ESG gets harder, but hardly impossible
At a recent off-record briefing, one fund manager posed the rhetorical question to journalists of whether even investors’ ethics were only a function of falling interest rates. Certainly it’s been easier to apply an exclusionary overlay in a decade when pretty much everything but fossil fuels has done well and the main driver of returns has just been a matter of showing up to the party.
But while the short-term outperformance of fossil fuels is unlikely to sound the death knell for ESG and sustainability, it could push investors to rethink their own commitment to the principles – even if that commitment is based on a narrow view of what ESG can be.
“At this point, when we’re seeing some of these funds that have been very exclusionary of fossil fuels at a time when fossil fuels have done very well, they’re obviously going to suffer,” says Daniela Jaramillo, director of sustainable investing at Fidelity.
“The challenging part of that is that people tend to put ESG all in one bucket and think that there is a trade-off.

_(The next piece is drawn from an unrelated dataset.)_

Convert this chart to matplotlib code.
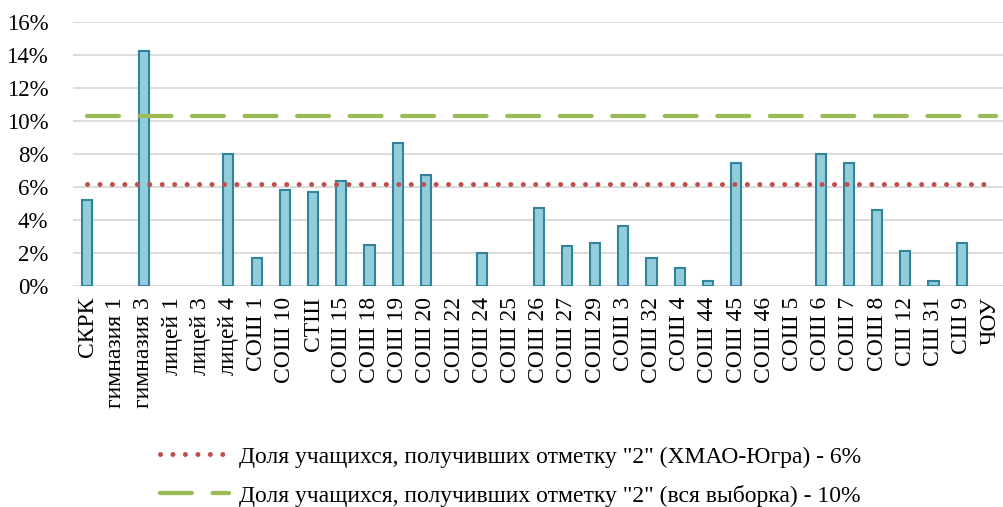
import matplotlib.pyplot as plt
from matplotlib.ticker import FuncFormatter

schools = ["СКРК", "гимназия 1", "гимназия 3", "лицей 1", "лицей 3", "лицей 4",
           "СОШ 1", "СОШ 10", "СТШ", "СОШ 15", "СОШ 18", "СОШ 19", "СОШ 20",
           "СОШ 22", "СОШ 24", "СОШ 25", "СОШ 26", "СОШ 27", "СОШ 29", "СОШ 3",
           "СОШ 32", "СОШ 4", "СОШ 44", "СОШ 45", "СОШ 46", "СОШ 5", "СОШ 6",
           "СОШ 7", "СОШ 8", "СШ 12", "СШ 31", "СШ 9", "ЧОУ"]
share = [5.2, 0, 14.25, 0, 0, 8.0,
         1.7, 5.8, 5.7, 6.35, 2.5, 8.65, 6.75,
         0, 2.0, 0, 4.7, 2.45, 2.6, 3.65,
         1.7, 1.1, 0.3, 7.45, 0, 0, 8.0,
         7.45, 4.6, 2.1, 0.3, 2.6, 0]
hmao_level = 6.2
all_level = 10.3
hmao_label = 'Доля учащихся, получивших отметку "2" (ХМАО-Югра) - 6%'
all_label = 'Доля учащихся, получивших отметку "2" (вся выборка) - 10%'

plt.rcParams['font.family'] = ['Liberation Serif', 'DejaVu Serif']

fig = plt.figure(figsize=(10.04, 5.07), dpi=100)
ax = fig.add_axes([0.073, 0.436, 0.927, 0.521])

x = list(range(len(schools)))
# zero values show no bar outline in the original
edges = [1.5 if v > 0 else 0 for v in share]
ax.bar(x, share, width=0.36, color='#92CDDC', edgecolor='#31849B', linewidth=edges, zorder=3)

ax.plot([x[0], x[-1]], [hmao_level, hmao_level], color='#C0504D', linewidth=3.6,
        linestyle=(0, (0.01, 2.48)), dash_capstyle='round', zorder=4, label=hmao_label)
ax.plot([x[0], x[-1] + 0.2], [all_level, all_level], color='#9BBB59', linewidth=3.1,
        linestyle=(0, (7.4, 4.8)), dash_capstyle='round', zorder=4, label=all_label)

ax.set_xlim(-0.5, len(schools) - 0.5)
ax.set_ylim(0, 16)
ax.set_yticks(range(0, 17, 2))
ax.yaxis.set_major_formatter(FuncFormatter(lambda v, p: f"{int(v)}%"))
ax.grid(axis='y', color='#D9D9D9', linewidth=1.3, zorder=0)
for s in ax.spines.values():
    s.set_visible(False)
ax.tick_params(axis='both', length=0, labelsize=17, colors='#000000')
ax.tick_params(axis='y', labelsize=16.5, pad=18)
ax.tick_params(axis='x', pad=8)
ax.set_xticks(x)
ax.set_xticklabels(schools, rotation=90, va='top', ha='center')

fig.legend(loc='upper left', frameon=False,
           fontsize=17, handlelength=2.95, handletextpad=0.42, labelspacing=0.72,
           borderaxespad=0, borderpad=0)
fig.legends[0].set_bbox_to_anchor((0.159, 1 - 446 / 507), transform=fig.transFigure)

fig.savefig("out.png", dpi=100)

I’m concerned that we might go back to that concept that there is a trade-off following the recent market movements that haven’t benefitted the growth stocks that many ESG funds hold.”

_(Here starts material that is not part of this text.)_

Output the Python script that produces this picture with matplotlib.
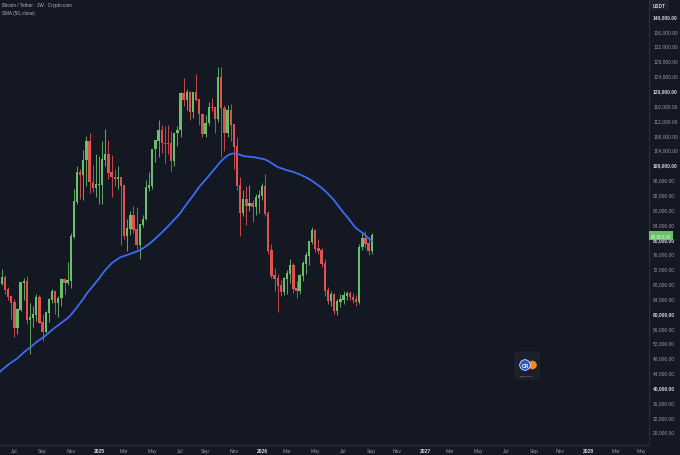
import numpy as np
import pandas as pd
import matplotlib
matplotlib.use("Agg")
import matplotlib.pyplot as plt
import matplotlib.dates as mdates
from matplotlib.patches import FancyBboxPatch, Circle

plt.rcParams['font.family'] = ['Liberation Sans', 'DejaVu Sans']

# weekly closes before the visible window (only for the 50 week SMA), k USDT
pre_closes = [25.1, 26.3, 30.5, 30.6, 30.2, 30.2, 29.8, 29.3, 29.0, 29.3,
              26.1, 26.0, 25.8, 25.8, 26.5, 26.5, 27.9, 27.9, 26.9, 29.9,
              34.5, 35.0, 37.1, 37.4, 37.4, 39.5, 43.8, 41.4, 43.0, 42.3,
              43.9, 41.7, 41.6, 42.0, 43.0, 48.3, 52.1, 51.7, 63.1, 68.9,
              68.4, 67.2, 69.6, 69.4, 65.7, 64.9, 63.1, 63.9, 61.5, 66.3, 68.5]

# visible weekly candles, first week 2024-05-27, k USDT
opens = [68.5, 67.8, 69.6, 66.2, 64.3, 62.7, 55.9, 60.8, 68.2, 68.3,
         58.1, 58.7, 59.5, 64.2, 57.3, 54.8, 60.0, 63.6, 65.6, 62.8,
         63.9, 69.0, 68.0, 68.7, 80.4, 89.9, 97.9, 97.3, 101.1, 106.1,
         95.2, 93.7, 94.5, 94.5, 101.3, 102.6, 97.7, 96.5, 96.1, 96.3,
         94.2, 80.7, 82.6, 86.1, 82.4, 78.4, 83.8, 85.2, 93.7, 94.3,
         104.1, 106.4, 109.0, 105.7, 105.6, 105.5, 100.9, 108.4, 109.2, 119.1,
         117.3, 119.4, 114.2, 119.3, 117.4, 113.5, 108.2, 111.1, 115.3, 115.2,
         112.2, 123.5, 115.1, 108.6, 114.5, 110.6, 104.7, 94.2, 86.8, 90.4,
         88.9, 89.3, 88.6, 91.0, 91.6, 93.9, 86.6, 76.7, 70.0, 69.1,
         67.3, 65.6, 69.2, 70.5, 72.7, 66.5, 66.0, 70.0, 73.2, 75.4,
         79.1, 82.1, 77.3, 76.7, 73.2, 65.9, 63.2, 64.8, 60.5, 62.9,
         63.6, 64.6, 65.2, 64.2, 63.6, 63.0, 77.7, 79.9, 78.6, 76.6]
highs = [70.0, 71.9, 70.2, 66.9, 64.5, 63.8, 61.4, 68.4, 69.4, 70.0,
         62.7, 61.8, 65.0, 64.9, 59.8, 60.6, 64.1, 66.5, 65.7, 64.5,
         69.4, 69.5, 73.6, 81.5, 93.4, 99.6, 98.7, 104.0, 107.8, 108.4,
         99.9, 102.7, 102.3, 106.4, 109.6, 106.5, 102.5, 98.8, 99.5, 96.5,
         94.4, 85.3, 87.5, 88.8, 88.5, 83.9, 86.5, 95.8, 97.9, 104.3,
         106.6, 111.9, 110.7, 110.4, 110.6, 108.9, 108.5, 110.5, 119.5, 123.2,
         120.2, 119.8, 119.3, 124.5, 117.6, 113.6, 113.4, 116.7, 117.9, 115.4,
         126.2, 126.2, 115.9, 116.0, 116.4, 110.8, 107.5, 96.6, 93.1, 94.2,
         94.6, 90.4, 92.0, 93.0, 95.0, 97.4, 87.5, 78.5, 72.0, 70.5,
         69.0, 69.8, 71.5, 74.5, 73.5, 68.5, 70.5, 74.0, 76.5, 79.5,
         83.2, 82.5, 80.0, 77.5, 74.5, 67.0, 66.0, 65.5, 63.8, 65.0,
         65.8, 66.0, 66.0, 65.5, 64.8, 78.5, 81.5, 82.0, 80.5, 81.5]
lows = [66.6, 67.6, 65.1, 63.4, 58.4, 53.5, 54.3, 60.6, 63.5, 57.1,
        49.0, 56.1, 57.8, 57.2, 52.5, 54.6, 57.5, 62.7, 59.8, 58.9,
        62.0, 65.1, 67.5, 66.8, 80.2, 89.4, 90.7, 90.5, 94.2, 92.2,
        92.5, 91.3, 89.3, 89.3, 99.5, 96.2, 91.2, 94.1, 93.4, 78.2,
        80.0, 76.6, 81.1, 81.6, 77.1, 74.5, 83.1, 85.1, 92.8, 93.4,
        100.7, 102.0, 103.1, 100.3, 102.7, 98.2, 99.6, 105.1, 107.5, 115.7,
        114.7, 112.0, 112.6, 117.1, 110.6, 107.3, 107.3, 110.6, 114.4, 108.6,
        111.5, 102.0, 103.5, 107.4, 106.3, 98.9, 93.0, 80.6, 86.2, 83.8,
        87.5, 84.5, 86.5, 87.0, 90.5, 86.0, 76.0, 69.5, 66.0, 60.3,
        64.5, 64.8, 65.0, 68.0, 65.5, 64.0, 65.0, 68.5, 70.5, 73.0,
        78.5, 76.5, 76.0, 72.5, 64.5, 62.5, 62.0, 59.8, 59.5, 61.5,
        62.5, 63.5, 63.5, 62.8, 62.0, 62.5, 77.0, 77.5, 75.5, 75.8]
closes = [67.8, 69.6, 66.2, 64.3, 62.7, 55.9, 60.8, 68.2, 68.3, 58.1,
          58.7, 59.5, 64.2, 57.3, 54.8, 60.0, 63.6, 65.6, 62.8, 63.9,
          69.0, 68.0, 68.7, 80.4, 89.9, 97.9, 97.3, 101.1, 106.1, 95.2,
          93.7, 94.5, 94.6, 101.3, 102.6, 97.7, 96.5, 96.1, 96.3, 94.2,
          80.7, 82.6, 86.1, 82.4, 78.4, 83.8, 85.2, 93.7, 94.3, 104.1,
          106.4, 109.0, 105.7, 105.6, 105.5, 100.9, 108.4, 109.2, 119.1, 117.3,
          119.4, 114.2, 119.3, 117.4, 113.5, 108.2, 111.1, 115.3, 115.2, 112.2,
          123.5, 115.1, 108.6, 114.5, 110.6, 104.7, 94.2, 86.8, 90.4, 88.9,
          89.3, 88.6, 91.0, 91.6, 93.9, 86.6, 76.7, 70.0, 69.1, 67.3,
          65.6, 69.2, 70.5, 72.7, 66.5, 66.0, 70.0, 73.2, 75.4, 79.1,
          82.1, 77.3, 76.7, 73.2, 65.9, 63.2, 64.8, 60.5, 62.9, 63.6,
          64.6, 65.2, 64.2, 63.6, 63.0, 77.7, 79.9, 78.6, 76.6, 80.9]

bg = '#141823'
up_col = '#6cbf6a'
down_col = '#e2504f'
sma_col = '#3b6cf2'

o = np.array(opens) * 1000
h = np.array(highs) * 1000
l = np.array(lows) * 1000
c = np.array(closes) * 1000
dates = pd.date_range('2024-05-27', periods=len(c), freq='7D')
pre_dates = pd.date_range(end='2024-05-20', periods=len(pre_closes), freq='7D')

all_close = pd.Series(np.r_[np.array(pre_closes) * 1000, c], index=pre_dates.append(dates))
sma = all_close.rolling(50).mean()

fig = plt.figure(figsize=(6.8, 4.56), dpi=100, facecolor=bg)
ax = fig.add_axes([0, 10 / 456, 649 / 680, 446 / 456])
ax.set_facecolor(bg)

x = mdates.date2num(dates)
up = c >= o
cols = np.where(up, up_col, down_col)
ax.vlines(x, l, h, colors=cols, linewidth=0.6, zorder=2)
ax.bar(x, np.abs(c - o) + 200, bottom=np.minimum(o, c), width=5.2, color=cols,
       linewidth=0, zorder=3)
ax.plot(mdates.date2num(sma.index), sma.values, color=sma_col, lw=1.3, zorder=4)

x0 = pd.Timestamp('2025-01-06') - pd.Timedelta(days=99 / 3.135 * 7)
x1 = pd.Timestamp('2025-01-06') + pd.Timedelta(days=(649 - 99) / 3.135 * 7)
ax.set_xlim(mdates.date2num(x0), mdates.date2num(x1))
ax.set_ylim(24430, 144580)

for s in ['top', 'left']:
    ax.spines[s].set_visible(False)
ax.spines['right'].set_color('#2a2e39')
ax.spines['bottom'].set_color('#2a2e39')
ax.spines['right'].set_linewidth(0.8)
ax.spines['bottom'].set_linewidth(0.8)

# price axis
yt = list(range(28000, 141000, 4000))
ax.yaxis.tick_right()
ax.set_yticks(yt)
ax.set_yticklabels(['{:,.2f}'.format(v) for v in yt])
ax.tick_params(axis='y', length=0, pad=3, labelsize=3.5, labelcolor='#9598a1')
for lab, v in zip(ax.get_yticklabels(), yt):
    if v % 20000 == 0:
        lab.set_fontweight('bold')
        lab.set_color('#d1d4dc')

# time axis, first weekly bar of every second month
months = pd.date_range('2024-07-01', '2028-05-31', freq='2MS')
tick_dates = []
tick_labels = []
for m in months:
    first_mon = m + pd.Timedelta(days=(7 - m.weekday()) % 7)
    tick_dates.append(mdates.date2num(first_mon))
    tick_labels.append(str(m.year) if m.month == 1 else m.strftime('%b'))
ax.set_xticks(tick_dates)
ax.set_xticklabels(tick_labels)
ax.tick_params(axis='x', length=0, pad=2.5, labelsize=3.6, labelcolor='#9598a1')
for lab, t in zip(ax.get_xticklabels(), tick_labels):
    if t.isdigit():
        lab.set_fontweight('bold')
        lab.set_color('#d1d4dc')

# header
fig.text(2.5 / 680, 1 - 5 / 456, 'Bitcoin / Tether · 1W · Crypto.com', fontsize=3.3,
         color='#b2b5be', va='center', ha='left')
fig.text(2.5 / 680, 1 - 13 / 456, 'SMA (50, close)', fontsize=3.3,
         color='#b2b5be', va='center', ha='left')

# currency and last price tags
fig.text(653 / 680, 1 - 6 / 456, 'USDT', fontsize=3.4, color='#d1d4dc', va='center',
         ha='left', fontweight='bold',
         bbox=dict(boxstyle='square,pad=0.6', fc='#1e222d', ec='none'))
ax.annotate('{:,.2f}'.format(c[-1]), xy=(1.0, c[-1]), xycoords=('axes fraction', 'data'),
            xytext=(1.5, 0), textcoords='offset points', fontsize=3.3, color='#e8f5e8',
            va='center', ha='left', annotation_clip=False,
            bbox=dict(boxstyle='square,pad=0.4', fc=up_col, ec='none'), zorder=10)

# watermark logo
fig.patches.append(FancyBboxPatch((515 / 680, 1 - 380 / 456), 24 / 680, 27 / 456,
                                  boxstyle='round,pad=0,rounding_size=0.004',
                                  transform=fig.transFigure, fc='#1b1f2b', ec='#2a2e39',
                                  lw=0.4))
fig.patches.append(Circle((532.5, 456 - 366), 4.3, transform=None, fc='#f08a24', ec='none'))
fig.patches.append(Circle((525, 456 - 366), 5.3, transform=None, fc='#2b55d9', ec='white',
                          lw=0.5))
fig.text(525 / 680, 1 - 366 / 456, 'CR', fontsize=3.6, color='white', fontweight='bold',
         ha='center', va='center')
fig.text(527 / 680, 1 - 376.5 / 456, '@cryptorover', fontsize=1.6, color='#b2b5be',
         ha='center', va='center')

fig.savefig('out.png', dpi=100, facecolor=bg)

Indeed, a recent Schroders’ survey of 770 institutional investors found that 53 per cent of respondents listed “performance concerns” as a key challenge of ESG and sustainable investing. While it’s tempting to think of this as the old worries about a sustainability or ESG “tax” warmed up, that number had actually fallen from 45 per cent in 2020 to 38 per cent in 2021 and had been falling year-on-year before that period. Less sophisticated individual investors and super fund members are likely performing their own reassessments.
“People will only be engaged enough to read the headlines,” Jaramillo said. “It’s not like the everyday investor is signing up to webinars, and this is where we need financial advisers for example for us to be able to transmit this information to them. The super funds are really trying to engage with members, to the extent that members want to be engaged with on this issue – but that’s the biggest issue.”
Compounding this is the fact that younger investors have historically prioritised exclusion over engagement, even as the world’s largest asset managers and owners are trying to work collaboratively with those companies most exposed to the economic impacts of climate change to change their business. Success on engagement “is hard to attribute and hard to track,” Jaramillo says, and as a result, those who question its efficacy “have a fair point.”
“The challenge is in demonstrating and at least having a few examples where (the outcome of engagement) can be attributed back to investor pressure and being able to show some evidence… That’s what’s going to get people to understand the benefits of that,” Jaramillo says.
“The other missing piece is the role of public policy advocacy – and that investors should be sharing those views, whether it’s through regulators or industry bodies, or also talking directly to the companies about their own lobbying efforts – how they’re engaging with public policy and whether that’s aligned with the strategies they’re telling us they’re sticking to.”
But investors are also developing much more sophisticated escalation frameworks to put the proverbial shot across the bow of companies that might otherwise have been happy to coast on promises alone.
“We’re not just going to engage forever and have a no divestment policy,” Jaramillo said. “… We say now that these are the minimum requirements that a company exposed to climate change has, and if they’re not meeting them we’ll vote against the board of directors when we feel that everyday discussions are not necessarily helping.
“The same with diversity. That’s engagement with consequences – clear escalation processes that allow you to demonstrate where a laggard has not been moving.”